Planning Commission Chairman Troy Brookshire took the lead in supporting the proposal, with the changes. He noted that no development plan in Routt County actually prohibits gravel pits. Instead, they refer to "mitigation," which is what Lafarge is doing.
"We have a chance to clean up the South Pit and get it cleared up quickly," Brookshire said. The South Pit is farther down Colo. 131 from the Werner land.
The vote to recommend approval of the plan followed an hour of public comments, largely negative, from influential residents of Steamboat Springs, including City Council Chairman Kevin Bennett, Councilwoman Cathy Connell and local attorney Tom Sharp.
Most speakers said they did not support the reclamation proposal that Lafarge presented at Thursday's meeting, and asked that it be denied because of the location.
"I'm confused," landowner Mike Holloran said after hearing Lafarge's presentation about the reclamation of its other two pits in the area. "All we're looking at tonight is a 10-year permit for the Werner property."
The proposed mine, referred to as the Werner Pit, would be the third open mine in that area. Though changes were made, landowners said the proposed Werner Pit was still not compliant with the community plans.
"It's still the same area and it's still the wrong area," Holloran said.
Virginia Cannon and her husband, Mike, grow hay on land adjacent to the proposed mine. She said that the Werner Pit would go against the language in the South Steamboat Area Plan that protects agriculture. The plan ensures that non-agricultural uses are compatible with adjacent agricultural lands.
"It has been my experience that the grass growth is reduced by dust," she said.
The pit will inevitably create dust which will blow onto the adjacent property, she said.
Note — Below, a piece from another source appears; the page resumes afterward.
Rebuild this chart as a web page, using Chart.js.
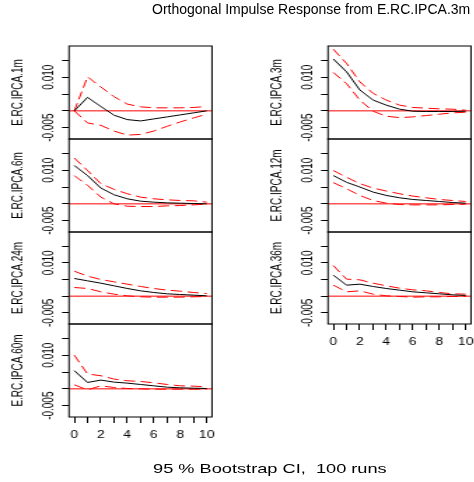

Other landowners said the berms will not shield the visual impact of the pit from property owners at higher elevations.
"The bulk of the properties affected sit on elevated areas," landowner Rick Johns said.
Steve Wood, vice president of Lafarge Corp.'s Western Division, admitted in rebuttal that the site cannot be hidden from higher elevations.
However, the gravel pit has to go where the resources are, he said. If Lafarge is forced to move farther south where he claims the rock isn't as good, a less effective plan would inevitably be proposed. Lower quality rock means a larger hole would have to be dug to get sufficient quantities of gravel to make the pit economically viable.
"I firmly believe there needs to be a pit on the south valley floor," Wood said.
The growth in Routt County needs to be supported by concrete, and that takes gravel, he said.
Only Lafarge's South Pit is producing material. It will be dry in a two years. The North Pit is home to a concrete and asphalt plant.
The Werner Pit has 7 to 10 million tons of gravel reserves with a 23- to 33-year life span, Wood said.
Andre Bollaert, a local independent trucker, spoke in support of the pit.
"Most people who are speaking against this already have their houses built," he said. "Nobody wants a pit, I don't care where you live. But a pit's got to go where the gravel is."
But another pit sponsored by the Steamboat Gravel Company is on the drawing board in south Routt, which could be a better location. It would be located at the base of Rabbit Ears, near where Colo. 131 crosses the Yampa River.
Steamboat Gravel Co. agents claim that the pit would not be visible from Colo. 131 or U.S. 40 and would have reclamation procedures similar to those of the Werner Pit.
That conceivably could be a better area, said Routt County planner John Eastman. However, he said it was doubtful Planning Commission would approve both pits.